We had a great class at The Kitchen Table Sacramento today for our first Cooking Class! We got a huge amount of fresh from the farm produce from Farm Fresh To You... so many colors and flavors to inspire us all. Here are the recipes we prepared with the fruit & veggies, and some modified recipes as well. Enjoy!

Crunchy Kale Chips

Ingredients:

• 1 bunch lacinato kale ("dino kale")

• 1 Tbsp. olive oil

• 1 tsp. salt

Directions:

1) Preheat oven to 350 degrees and line a baking sheet with parchment paper or a silicone mat.

2) Carefully remove kale leaves from their stems and wash thoroughly. Tear into bite-size pieces, dry the pieces with a clean cloth or paper towel. Arrange on baking sheet evenly to avoid piles, drizzle with olive oil.

3) Bake for 10-15 minutes until crispy. Sprinkle with salt or other flavors as desired.

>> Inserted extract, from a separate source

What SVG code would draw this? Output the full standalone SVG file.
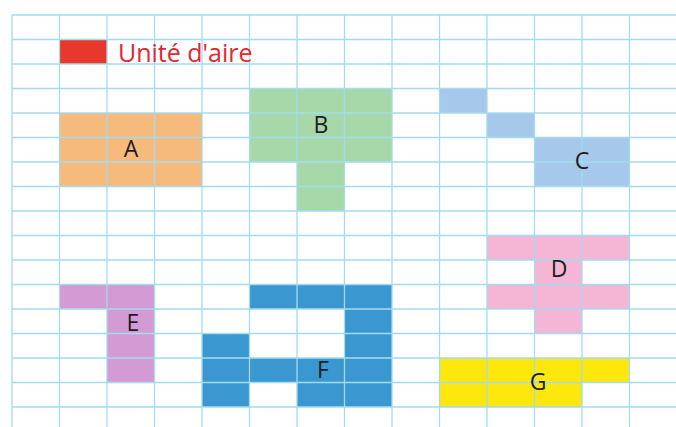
<svg xmlns="http://www.w3.org/2000/svg" width="676" height="427" viewBox="0 0 676 427">
<defs>
<style>
.g{stroke:#a3dbef;stroke-width:1.3;fill:none}
.lbl{font-family:"Open Sans","Liberation Sans",sans-serif;font-size:23px;fill:#1e1e1e;text-anchor:middle}
.A{fill:#f5ba7c}.B{fill:#a7d8a9}.C{fill:#a6c8ea}.D{fill:#f5b5d5}.E{fill:#d49ad4}.F{fill:#3b97d0}.G{fill:#fde70c}
</style>
</defs>
<rect width="676" height="427" fill="#ffffff"/>
<g id="unite-cell">
<rect x="59.5" y="39.5" width="47.5" height="24.5" fill="#e8382b"/>
</g>
<g id="A">
<rect class="A" x="59.5" y="113" width="142.5" height="73.5"/>
</g>
<g id="B">
<rect class="B" x="249.5" y="88.5" width="142.5" height="73.5"/>
<rect class="B" x="297" y="162" width="47.5" height="49"/>
</g>
<g id="C">
<rect class="C" x="439.5" y="88.5" width="47.5" height="24.5"/>
<rect class="C" x="487" y="113" width="47.5" height="24.5"/>
<rect class="C" x="534.5" y="137.5" width="95" height="49"/>
</g>
<g id="D">
<rect class="D" x="487" y="235.5" width="142.5" height="24.5"/>
<rect class="D" x="534.5" y="260" width="47.5" height="24.5"/>
<rect class="D" x="487" y="284.5" width="142.5" height="24.5"/>
<rect class="D" x="534.5" y="309" width="47.5" height="24.5"/>
</g>
<g id="E">
<rect class="E" x="59.5" y="284.5" width="95" height="24.5"/>
<rect class="E" x="107" y="309" width="47.5" height="73.5"/>
</g>
<g id="F">
<rect class="F" x="249.5" y="284.5" width="142.5" height="24.5"/>
<rect class="F" x="344.5" y="309" width="47.5" height="49"/>
<rect class="F" x="202" y="333.5" width="47.5" height="73.5"/>
<rect class="F" x="249.5" y="358" width="142.5" height="24.5"/>
<rect class="F" x="297" y="382.5" width="95" height="24.5"/>
</g>
<g id="G">
<rect class="G" x="439.5" y="358" width="190" height="24.5"/>
<rect class="G" x="439.5" y="382.5" width="142.5" height="24.5"/>
</g>
<g id="grid" class="g">
<path d="M12 15V427M59.5 15V427M107 15V427M154.5 15V427M202 15V427M249.5 15V427M297 15V427M344.5 15V427M392 15V427M439.5 15V427M487 15V427M534.5 15V427M582 15V427M629.5 15V427"/>
<path d="M12 15H676M12 39.5H676M12 64H676M12 88.5H676M12 113H676M12 137.5H676M12 162H676M12 186.5H676M12 211H676M12 235.5H676M12 260H676M12 284.5H676M12 309H676M12 333.5H676M12 358H676M12 382.5H676M12 407H676"/>
</g>
<g id="labels">
<text x="118" y="62" font-family="'Open Sans','Liberation Sans',sans-serif" font-size="25" fill="#e4262f">Unité d'aire</text>
<text class="lbl" x="131" y="157">A</text>
<text class="lbl" x="321" y="133">B</text>
<text class="lbl" x="582" y="169">C</text>
<text class="lbl" x="559" y="277">D</text>
<text class="lbl" x="133" y="331">E</text>
<text class="lbl" x="323" y="378">F</text>
<text class="lbl" x="538" y="390">G</text>
</g>
</svg>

Pressed and Marinated tofu

Ingredients:

1/2 tablespoon toasted sesame oil

1/4 cup soy sauce

1-2 tablespoons olive oil

1 tablespoon rice wine vinegar

1 tablespoon minced or grated fresh ginger

1 tablespoon minced onion

1 teaspoon sugar

1 pound firm tofu

Press Tofu:

Drain tofu package contents, slice tofu into 3-4 “steaks” by cutting tofu slab horizontally

place paper towels or cheesecloth in between each steak and put a heavy plate on the top

allow time to drain while you make the marinade

Preheat oven to 350 degrees.

Make the Marinade:

Add olive oil to the pan and saute the onion until onion is translucent

remove from heat. add the remaining ingredients to complete the marinade.

place tofu in a shallow pan and let soak in the marinade for 2-6 minutes (optional)

place tofu on non stick baking sheets and drizzle the extra marinade on top.

bake for 20-30 minutes in 350 degree oven until tofu is slightly browned.

Fruit & Veggie Salsa

Here is a fun video of me promoting this one when I worked at UC Davis with two of my student assistants:

Ingredients:

1/3 small watermelon

1 red apple

1/2 large orange bell pepper

1 beet

1 zucchini

2 small radishes

1 cup strawberries

½ -1 avocado

¼ - 1/2 cup chopped basil

1.5 limes

1/4 tsp salt (or to taste)

Directions:

chop all fruits and vegetables (except the limes and basil) in very small diced form, I like the watermelon and avocado a little larger but still small.

drop all into a bowl.

chop the basil into slender strips

squeeze the juice of the limes over the salsa, add salt to taste

serve with chips or toasted whole wheat tortillas!

10 small servings or 4-5 larger servings

Warm spring kohlrabi & farro salad

1) Cook the Farro.

Rinse and drain the farro, then use the “1:2 ratio.” For every one cup farro, use 2 cups water. Bring both to a boil together, then simmer for 35-40 minutes or so until the texture is soft and chewy.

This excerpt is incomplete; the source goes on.